- [DATA LINES]
┌──

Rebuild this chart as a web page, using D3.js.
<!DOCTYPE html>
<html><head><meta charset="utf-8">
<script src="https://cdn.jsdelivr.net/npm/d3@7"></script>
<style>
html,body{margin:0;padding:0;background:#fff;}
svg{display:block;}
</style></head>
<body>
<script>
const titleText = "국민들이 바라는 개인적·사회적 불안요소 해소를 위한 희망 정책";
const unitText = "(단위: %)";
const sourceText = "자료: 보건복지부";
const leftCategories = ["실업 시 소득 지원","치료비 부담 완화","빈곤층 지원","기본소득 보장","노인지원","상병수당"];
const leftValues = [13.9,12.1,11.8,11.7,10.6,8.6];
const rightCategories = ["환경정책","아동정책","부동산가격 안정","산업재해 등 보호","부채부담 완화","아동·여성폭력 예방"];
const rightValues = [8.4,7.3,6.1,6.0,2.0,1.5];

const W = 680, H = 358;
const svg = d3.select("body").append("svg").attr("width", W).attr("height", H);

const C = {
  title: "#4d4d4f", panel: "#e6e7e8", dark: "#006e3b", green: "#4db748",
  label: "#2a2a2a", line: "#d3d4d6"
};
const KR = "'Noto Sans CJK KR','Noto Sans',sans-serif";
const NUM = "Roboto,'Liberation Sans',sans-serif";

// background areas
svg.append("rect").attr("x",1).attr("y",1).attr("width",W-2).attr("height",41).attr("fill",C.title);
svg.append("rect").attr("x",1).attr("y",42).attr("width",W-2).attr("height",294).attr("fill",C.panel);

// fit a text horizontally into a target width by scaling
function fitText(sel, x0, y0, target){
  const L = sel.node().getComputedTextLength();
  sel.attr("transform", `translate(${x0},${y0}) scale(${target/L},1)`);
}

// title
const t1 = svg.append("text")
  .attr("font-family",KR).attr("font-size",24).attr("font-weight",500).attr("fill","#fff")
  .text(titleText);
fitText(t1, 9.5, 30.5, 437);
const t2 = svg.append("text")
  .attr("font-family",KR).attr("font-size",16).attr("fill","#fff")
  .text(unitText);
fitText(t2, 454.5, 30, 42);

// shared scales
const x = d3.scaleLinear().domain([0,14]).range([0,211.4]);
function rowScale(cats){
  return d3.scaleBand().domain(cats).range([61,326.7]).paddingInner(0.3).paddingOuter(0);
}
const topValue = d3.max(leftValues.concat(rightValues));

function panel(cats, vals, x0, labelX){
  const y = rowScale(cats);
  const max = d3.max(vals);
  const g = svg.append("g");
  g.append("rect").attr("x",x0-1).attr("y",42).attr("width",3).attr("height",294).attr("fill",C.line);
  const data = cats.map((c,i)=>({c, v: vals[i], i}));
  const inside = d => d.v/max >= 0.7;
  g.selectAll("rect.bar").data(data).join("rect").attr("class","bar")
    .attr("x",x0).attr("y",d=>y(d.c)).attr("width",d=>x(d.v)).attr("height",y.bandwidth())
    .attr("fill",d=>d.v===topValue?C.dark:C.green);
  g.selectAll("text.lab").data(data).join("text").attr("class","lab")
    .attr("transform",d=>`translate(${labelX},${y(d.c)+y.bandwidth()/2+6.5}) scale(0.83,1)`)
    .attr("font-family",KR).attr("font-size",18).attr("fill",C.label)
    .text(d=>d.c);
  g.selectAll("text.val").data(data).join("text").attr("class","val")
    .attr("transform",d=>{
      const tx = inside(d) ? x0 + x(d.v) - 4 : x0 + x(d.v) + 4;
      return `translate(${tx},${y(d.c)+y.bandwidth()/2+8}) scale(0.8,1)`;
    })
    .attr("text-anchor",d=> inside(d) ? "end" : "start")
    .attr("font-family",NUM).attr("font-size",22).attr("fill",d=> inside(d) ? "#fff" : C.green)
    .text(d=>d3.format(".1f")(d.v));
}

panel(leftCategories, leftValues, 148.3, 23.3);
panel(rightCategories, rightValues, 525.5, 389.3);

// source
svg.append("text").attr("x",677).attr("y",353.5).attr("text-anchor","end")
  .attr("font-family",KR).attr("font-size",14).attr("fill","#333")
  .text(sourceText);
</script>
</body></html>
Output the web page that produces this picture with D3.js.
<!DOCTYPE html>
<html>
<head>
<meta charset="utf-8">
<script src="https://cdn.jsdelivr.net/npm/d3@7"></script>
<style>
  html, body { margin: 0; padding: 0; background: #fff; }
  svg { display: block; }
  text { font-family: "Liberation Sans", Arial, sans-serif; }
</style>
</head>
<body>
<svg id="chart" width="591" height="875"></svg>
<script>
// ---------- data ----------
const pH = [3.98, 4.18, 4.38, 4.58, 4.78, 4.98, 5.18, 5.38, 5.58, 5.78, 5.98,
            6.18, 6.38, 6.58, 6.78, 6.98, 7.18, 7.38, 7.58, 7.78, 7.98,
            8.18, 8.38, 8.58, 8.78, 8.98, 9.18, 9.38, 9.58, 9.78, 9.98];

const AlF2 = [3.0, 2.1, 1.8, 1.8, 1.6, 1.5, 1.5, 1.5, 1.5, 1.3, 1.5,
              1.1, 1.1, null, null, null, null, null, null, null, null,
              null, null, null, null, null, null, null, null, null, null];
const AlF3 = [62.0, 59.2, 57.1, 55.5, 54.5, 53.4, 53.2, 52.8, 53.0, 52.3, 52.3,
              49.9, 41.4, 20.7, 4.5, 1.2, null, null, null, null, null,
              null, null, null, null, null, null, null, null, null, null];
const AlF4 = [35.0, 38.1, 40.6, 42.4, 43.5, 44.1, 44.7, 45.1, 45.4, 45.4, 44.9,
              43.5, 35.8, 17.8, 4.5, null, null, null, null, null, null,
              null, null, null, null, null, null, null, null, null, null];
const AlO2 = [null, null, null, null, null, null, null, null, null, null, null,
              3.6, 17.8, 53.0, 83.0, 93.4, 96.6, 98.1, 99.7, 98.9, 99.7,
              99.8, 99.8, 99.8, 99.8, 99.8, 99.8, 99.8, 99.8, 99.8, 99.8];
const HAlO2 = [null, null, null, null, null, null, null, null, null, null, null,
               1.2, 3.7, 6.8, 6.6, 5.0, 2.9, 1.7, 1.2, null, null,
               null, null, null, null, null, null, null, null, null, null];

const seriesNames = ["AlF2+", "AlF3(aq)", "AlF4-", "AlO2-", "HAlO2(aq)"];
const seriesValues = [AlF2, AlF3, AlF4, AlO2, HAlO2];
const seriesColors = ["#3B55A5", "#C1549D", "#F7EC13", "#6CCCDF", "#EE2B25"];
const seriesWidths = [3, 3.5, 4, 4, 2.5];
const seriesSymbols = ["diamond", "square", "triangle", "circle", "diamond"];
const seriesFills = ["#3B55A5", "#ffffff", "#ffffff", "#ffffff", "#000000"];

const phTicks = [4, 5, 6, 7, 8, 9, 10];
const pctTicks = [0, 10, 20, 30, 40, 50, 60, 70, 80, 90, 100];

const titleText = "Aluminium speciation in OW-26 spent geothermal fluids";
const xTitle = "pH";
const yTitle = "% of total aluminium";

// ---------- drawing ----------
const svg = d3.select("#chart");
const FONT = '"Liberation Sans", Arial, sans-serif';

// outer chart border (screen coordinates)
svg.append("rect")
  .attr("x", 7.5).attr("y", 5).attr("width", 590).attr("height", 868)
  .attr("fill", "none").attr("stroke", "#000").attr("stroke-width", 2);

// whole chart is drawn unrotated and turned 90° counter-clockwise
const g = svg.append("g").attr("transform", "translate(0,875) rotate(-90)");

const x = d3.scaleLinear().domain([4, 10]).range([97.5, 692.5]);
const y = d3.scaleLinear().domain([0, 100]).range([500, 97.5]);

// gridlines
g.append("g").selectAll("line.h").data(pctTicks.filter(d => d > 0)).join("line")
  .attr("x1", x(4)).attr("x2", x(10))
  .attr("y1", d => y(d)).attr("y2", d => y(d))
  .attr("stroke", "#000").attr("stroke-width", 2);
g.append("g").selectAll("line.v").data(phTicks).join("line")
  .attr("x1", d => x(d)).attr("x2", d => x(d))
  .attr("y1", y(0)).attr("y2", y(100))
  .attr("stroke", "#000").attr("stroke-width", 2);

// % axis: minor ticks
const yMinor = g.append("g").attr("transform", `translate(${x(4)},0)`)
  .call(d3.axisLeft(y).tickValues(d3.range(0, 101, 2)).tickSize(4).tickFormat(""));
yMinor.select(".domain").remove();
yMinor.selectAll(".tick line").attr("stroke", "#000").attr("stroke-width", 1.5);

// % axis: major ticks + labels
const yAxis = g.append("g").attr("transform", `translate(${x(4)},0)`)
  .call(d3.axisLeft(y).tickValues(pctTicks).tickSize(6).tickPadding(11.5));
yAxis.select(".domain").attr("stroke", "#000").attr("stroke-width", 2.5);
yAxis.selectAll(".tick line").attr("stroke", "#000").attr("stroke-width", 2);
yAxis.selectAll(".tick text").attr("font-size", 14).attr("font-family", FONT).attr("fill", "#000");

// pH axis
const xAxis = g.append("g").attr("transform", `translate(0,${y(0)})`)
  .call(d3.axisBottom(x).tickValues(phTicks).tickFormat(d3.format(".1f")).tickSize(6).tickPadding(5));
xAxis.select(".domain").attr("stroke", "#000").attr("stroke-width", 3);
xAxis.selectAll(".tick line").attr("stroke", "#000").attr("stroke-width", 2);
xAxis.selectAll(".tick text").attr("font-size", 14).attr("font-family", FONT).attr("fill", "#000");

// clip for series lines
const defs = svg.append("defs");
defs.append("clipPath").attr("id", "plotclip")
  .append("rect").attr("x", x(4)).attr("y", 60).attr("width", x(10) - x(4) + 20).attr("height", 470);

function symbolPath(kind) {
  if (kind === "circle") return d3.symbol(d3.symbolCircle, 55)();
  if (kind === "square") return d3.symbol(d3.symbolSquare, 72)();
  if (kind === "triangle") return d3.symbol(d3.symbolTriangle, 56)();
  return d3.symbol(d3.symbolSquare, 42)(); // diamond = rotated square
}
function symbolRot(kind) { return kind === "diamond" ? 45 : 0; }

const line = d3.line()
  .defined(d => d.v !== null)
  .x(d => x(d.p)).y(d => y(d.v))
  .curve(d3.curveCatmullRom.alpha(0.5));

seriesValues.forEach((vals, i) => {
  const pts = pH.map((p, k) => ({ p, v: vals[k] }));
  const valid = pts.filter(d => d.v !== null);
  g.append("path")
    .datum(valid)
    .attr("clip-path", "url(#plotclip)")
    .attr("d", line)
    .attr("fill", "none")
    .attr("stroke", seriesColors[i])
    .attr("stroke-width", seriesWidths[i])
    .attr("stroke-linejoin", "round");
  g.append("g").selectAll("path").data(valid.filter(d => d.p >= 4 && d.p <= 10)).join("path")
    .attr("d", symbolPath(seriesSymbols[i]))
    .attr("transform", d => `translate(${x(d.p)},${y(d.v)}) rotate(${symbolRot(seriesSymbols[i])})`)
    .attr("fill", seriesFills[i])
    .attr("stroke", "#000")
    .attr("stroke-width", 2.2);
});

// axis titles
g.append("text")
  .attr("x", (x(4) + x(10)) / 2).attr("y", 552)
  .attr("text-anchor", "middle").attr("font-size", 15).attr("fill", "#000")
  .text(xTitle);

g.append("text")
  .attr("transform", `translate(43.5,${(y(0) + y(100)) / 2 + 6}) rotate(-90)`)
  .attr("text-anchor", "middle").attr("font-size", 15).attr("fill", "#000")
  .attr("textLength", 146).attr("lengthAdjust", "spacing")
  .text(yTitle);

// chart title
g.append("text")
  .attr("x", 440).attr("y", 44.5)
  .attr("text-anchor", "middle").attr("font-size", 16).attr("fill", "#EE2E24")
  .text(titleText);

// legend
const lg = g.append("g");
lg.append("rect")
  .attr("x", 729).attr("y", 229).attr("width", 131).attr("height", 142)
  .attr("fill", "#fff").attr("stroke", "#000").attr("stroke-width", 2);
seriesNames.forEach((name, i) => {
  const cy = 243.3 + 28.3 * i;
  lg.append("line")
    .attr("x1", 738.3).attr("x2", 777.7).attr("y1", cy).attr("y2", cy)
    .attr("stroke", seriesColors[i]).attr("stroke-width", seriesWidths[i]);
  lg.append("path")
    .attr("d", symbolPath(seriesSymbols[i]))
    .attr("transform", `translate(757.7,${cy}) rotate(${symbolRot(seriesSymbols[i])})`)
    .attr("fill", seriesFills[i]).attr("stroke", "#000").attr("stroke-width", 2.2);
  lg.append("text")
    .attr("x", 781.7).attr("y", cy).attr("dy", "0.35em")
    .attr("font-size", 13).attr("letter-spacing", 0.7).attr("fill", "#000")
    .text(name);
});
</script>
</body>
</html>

└──
┌──

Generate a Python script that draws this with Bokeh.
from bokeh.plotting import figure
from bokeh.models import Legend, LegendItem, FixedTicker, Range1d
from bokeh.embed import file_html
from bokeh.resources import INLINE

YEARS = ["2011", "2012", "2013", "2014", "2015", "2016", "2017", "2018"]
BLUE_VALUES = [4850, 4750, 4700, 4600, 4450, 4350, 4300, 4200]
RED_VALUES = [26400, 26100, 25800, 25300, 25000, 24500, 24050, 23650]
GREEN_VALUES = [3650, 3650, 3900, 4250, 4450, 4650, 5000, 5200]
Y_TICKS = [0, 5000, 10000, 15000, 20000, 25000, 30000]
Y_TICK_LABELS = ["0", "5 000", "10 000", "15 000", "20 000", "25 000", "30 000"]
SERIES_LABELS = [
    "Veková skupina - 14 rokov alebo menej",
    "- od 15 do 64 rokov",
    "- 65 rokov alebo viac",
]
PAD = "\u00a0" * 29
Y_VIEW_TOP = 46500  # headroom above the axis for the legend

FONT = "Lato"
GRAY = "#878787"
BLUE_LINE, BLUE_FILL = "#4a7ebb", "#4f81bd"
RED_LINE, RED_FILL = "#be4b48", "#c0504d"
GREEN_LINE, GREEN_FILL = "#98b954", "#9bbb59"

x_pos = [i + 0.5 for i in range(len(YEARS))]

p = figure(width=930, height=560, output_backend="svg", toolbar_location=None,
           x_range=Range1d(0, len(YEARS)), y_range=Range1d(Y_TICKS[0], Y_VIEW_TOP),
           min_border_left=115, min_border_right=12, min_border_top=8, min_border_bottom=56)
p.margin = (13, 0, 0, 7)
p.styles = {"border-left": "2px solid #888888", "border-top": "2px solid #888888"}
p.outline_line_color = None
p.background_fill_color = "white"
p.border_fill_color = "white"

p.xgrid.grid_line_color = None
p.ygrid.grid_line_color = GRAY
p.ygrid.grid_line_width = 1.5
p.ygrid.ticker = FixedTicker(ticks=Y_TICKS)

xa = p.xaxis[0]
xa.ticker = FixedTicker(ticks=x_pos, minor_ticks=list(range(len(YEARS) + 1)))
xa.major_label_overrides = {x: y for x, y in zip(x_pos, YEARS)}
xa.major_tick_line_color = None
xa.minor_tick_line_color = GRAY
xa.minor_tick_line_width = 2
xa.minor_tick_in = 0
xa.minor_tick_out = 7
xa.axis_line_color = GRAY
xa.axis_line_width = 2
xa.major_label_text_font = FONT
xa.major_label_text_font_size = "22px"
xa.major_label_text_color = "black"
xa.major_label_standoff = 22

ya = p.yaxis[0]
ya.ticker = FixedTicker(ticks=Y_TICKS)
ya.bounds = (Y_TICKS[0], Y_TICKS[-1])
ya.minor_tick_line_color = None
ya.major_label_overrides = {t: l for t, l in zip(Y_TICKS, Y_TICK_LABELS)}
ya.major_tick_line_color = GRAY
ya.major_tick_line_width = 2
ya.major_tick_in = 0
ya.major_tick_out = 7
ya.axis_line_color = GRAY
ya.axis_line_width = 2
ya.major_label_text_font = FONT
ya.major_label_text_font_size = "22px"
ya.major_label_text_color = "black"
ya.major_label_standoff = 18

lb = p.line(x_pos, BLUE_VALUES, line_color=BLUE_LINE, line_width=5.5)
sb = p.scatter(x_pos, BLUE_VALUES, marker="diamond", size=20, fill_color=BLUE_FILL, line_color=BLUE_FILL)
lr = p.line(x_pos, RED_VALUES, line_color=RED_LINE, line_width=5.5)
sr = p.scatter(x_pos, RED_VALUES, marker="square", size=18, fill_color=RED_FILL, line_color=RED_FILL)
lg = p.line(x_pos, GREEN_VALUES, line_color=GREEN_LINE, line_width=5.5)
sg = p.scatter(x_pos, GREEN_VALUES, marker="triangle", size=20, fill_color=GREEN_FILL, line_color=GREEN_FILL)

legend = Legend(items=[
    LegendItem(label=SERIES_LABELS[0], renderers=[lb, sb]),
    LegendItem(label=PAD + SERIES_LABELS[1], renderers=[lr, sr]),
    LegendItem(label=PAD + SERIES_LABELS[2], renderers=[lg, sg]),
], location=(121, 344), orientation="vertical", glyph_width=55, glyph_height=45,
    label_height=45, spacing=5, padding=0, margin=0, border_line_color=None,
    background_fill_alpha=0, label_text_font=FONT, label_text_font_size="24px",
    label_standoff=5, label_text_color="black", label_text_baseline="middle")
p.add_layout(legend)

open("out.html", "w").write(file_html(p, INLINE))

└──
┌──

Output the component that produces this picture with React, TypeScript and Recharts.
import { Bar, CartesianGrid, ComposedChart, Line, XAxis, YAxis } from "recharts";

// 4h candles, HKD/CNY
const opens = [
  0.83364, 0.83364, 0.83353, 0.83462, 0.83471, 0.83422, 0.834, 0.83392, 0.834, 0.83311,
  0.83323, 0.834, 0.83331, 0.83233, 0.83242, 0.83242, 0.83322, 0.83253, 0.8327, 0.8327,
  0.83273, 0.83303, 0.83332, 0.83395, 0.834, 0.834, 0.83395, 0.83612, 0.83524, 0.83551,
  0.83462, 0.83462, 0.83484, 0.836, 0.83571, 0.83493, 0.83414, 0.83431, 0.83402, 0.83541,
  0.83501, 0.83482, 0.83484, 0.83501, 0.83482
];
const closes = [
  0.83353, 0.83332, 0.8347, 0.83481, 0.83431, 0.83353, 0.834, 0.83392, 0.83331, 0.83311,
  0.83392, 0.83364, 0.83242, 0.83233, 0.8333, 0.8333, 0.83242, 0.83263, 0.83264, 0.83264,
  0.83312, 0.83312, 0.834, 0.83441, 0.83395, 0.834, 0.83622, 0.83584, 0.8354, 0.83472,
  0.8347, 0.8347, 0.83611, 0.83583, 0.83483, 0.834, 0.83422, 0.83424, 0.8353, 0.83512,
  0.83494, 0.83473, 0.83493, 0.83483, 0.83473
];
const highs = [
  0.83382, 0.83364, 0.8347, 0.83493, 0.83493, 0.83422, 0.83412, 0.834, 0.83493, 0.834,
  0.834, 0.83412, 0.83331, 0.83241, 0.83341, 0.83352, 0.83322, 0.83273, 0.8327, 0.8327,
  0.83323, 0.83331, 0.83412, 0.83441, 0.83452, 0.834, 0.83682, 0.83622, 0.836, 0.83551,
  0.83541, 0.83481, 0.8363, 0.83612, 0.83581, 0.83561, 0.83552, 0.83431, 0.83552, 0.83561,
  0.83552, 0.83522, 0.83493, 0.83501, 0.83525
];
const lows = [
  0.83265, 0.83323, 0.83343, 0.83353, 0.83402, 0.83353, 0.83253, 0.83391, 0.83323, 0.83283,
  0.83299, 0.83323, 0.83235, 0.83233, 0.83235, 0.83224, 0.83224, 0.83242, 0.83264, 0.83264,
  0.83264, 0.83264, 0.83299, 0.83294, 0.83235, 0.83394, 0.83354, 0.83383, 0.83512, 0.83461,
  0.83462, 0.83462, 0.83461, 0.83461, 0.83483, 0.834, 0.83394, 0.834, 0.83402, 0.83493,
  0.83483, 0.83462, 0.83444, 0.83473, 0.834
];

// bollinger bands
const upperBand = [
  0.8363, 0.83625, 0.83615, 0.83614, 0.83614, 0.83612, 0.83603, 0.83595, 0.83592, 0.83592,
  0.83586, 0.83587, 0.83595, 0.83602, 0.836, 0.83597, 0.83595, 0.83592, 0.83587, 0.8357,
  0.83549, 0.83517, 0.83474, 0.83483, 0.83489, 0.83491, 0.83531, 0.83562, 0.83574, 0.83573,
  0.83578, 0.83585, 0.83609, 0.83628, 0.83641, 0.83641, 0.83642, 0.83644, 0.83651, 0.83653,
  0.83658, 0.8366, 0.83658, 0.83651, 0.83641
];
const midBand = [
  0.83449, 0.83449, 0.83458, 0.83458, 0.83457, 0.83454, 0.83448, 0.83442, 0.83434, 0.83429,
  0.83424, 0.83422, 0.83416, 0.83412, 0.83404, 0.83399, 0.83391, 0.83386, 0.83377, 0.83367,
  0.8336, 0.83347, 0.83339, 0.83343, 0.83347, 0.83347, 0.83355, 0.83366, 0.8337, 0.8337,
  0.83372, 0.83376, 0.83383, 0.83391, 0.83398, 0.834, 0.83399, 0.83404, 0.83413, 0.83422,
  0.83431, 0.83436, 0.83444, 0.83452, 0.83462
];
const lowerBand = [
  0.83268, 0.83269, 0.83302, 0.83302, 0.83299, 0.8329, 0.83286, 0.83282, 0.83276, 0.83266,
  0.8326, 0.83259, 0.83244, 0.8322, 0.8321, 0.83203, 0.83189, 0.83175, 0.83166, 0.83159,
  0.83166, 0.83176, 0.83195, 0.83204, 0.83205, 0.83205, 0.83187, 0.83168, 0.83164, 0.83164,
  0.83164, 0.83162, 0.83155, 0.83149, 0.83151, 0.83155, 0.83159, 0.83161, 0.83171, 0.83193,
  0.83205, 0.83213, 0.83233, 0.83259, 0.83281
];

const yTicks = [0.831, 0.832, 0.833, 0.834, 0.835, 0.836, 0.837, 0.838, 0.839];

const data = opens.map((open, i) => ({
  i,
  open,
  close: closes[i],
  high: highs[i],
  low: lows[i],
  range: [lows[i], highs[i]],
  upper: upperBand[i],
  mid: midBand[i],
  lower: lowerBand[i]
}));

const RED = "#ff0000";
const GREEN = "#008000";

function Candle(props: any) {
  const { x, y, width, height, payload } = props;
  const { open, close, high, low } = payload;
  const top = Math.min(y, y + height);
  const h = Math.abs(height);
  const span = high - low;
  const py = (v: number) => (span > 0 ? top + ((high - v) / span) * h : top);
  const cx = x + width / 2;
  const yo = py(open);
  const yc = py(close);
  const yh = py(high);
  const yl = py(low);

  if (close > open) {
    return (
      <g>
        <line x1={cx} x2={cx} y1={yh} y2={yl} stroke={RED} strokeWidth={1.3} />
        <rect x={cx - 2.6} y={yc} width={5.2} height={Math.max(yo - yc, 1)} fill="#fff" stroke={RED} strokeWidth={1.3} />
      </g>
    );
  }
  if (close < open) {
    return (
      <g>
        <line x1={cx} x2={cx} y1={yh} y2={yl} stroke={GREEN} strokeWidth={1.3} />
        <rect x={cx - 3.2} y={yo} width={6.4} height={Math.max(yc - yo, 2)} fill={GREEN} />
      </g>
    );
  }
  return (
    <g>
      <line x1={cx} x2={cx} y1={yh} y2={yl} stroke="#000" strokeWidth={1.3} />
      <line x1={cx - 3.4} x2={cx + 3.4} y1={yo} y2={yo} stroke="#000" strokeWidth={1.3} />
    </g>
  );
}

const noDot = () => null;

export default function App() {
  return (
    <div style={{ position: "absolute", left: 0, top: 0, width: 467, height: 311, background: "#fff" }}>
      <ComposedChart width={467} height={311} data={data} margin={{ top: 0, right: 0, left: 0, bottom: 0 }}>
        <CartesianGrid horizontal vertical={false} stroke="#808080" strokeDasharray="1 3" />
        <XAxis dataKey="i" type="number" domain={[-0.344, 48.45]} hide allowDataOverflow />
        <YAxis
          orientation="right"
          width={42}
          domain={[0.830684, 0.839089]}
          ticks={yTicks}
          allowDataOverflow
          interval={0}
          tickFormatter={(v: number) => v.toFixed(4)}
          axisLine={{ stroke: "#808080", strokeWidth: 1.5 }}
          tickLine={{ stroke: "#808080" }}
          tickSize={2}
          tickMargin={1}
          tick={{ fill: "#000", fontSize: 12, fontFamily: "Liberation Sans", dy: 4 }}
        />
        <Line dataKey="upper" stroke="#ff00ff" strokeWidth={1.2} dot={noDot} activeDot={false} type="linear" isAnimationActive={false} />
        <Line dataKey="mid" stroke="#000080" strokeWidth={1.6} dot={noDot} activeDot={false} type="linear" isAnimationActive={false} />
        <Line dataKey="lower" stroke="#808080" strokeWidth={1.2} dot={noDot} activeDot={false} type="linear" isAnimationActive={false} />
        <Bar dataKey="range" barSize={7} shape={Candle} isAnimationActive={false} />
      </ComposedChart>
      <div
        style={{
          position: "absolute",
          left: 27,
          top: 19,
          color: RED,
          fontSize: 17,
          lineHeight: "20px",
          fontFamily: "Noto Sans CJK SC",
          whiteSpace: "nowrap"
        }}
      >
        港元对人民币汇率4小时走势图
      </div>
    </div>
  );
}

└──

Show all lines from the records above where the word "this" occurs.

Rebuild this chart as a web page, using D3.js.
Output the web page that produces this picture with D3.js.
Generate a Python script that draws this with Bokeh.
Output the component that produces this picture with React, TypeScript and Recharts.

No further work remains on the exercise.